Consumers are more demanding than ever. As competition in the service economy increases and differentiation in saturated markets becomes more difficult, businesses need to find creative ways to interact with their customers. In a recent report PricewaterhouseCoopers states that “the next generation of customer service will be proactive, integrated and omnipresent”. Consumers are already used to transactional self-service that is often found in online banking or holiday booking platforms. It allows users to transfer money or change their bookings. In addition web-based customer self-service provides information using chat, email or social media channels. Online self-service portals can be a great way to empower customers to help themselves. As long as those are easy to use and secure when it comes to personal data.

Self-Service with a Code Scanner

M-Way, a  Swiss retailer for electric vehicles like e-bikes, e-scooters and e-cars, takes customer self-service to a different level. Users having a problem with their e-bike can use a smartphone to simply scan a QR code in order to retrieve a manual or send a service request to M-Way. The data on the e-bike is thereby transferred through the cloud. The customer can either use the manual or follow a checklist to solve the problem by himself or send a service request to the company.

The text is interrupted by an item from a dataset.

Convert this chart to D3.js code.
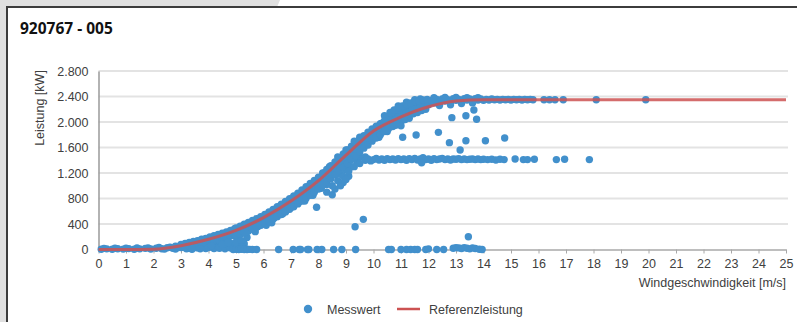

Once the service request is registered with M-Way and the customer has suggested an appointment, a service technician is assigned to check on the bike. The advantage: This service is available anytime, anywhere and it proactively involves the customer in the service process. Users are informed at all times, because they can view the status of open service requests, change the appointment and track the whole history of the vehicle. Not only customers profit from such a code scanner self-service. Businesses have fewer calls, reduced costs and most importantly: the ability to analyze service data that again can be used to improve products and services.  

As devices become more complex and connected to the Internet, consumers expect fast, flexible and multi-channel support. Gartner predicts that by 2018 five percent of customer service cases will be initiated by Internet-connected devices. No doubt, customer self-service is coming. Have you incorporated it in your customer service strategy?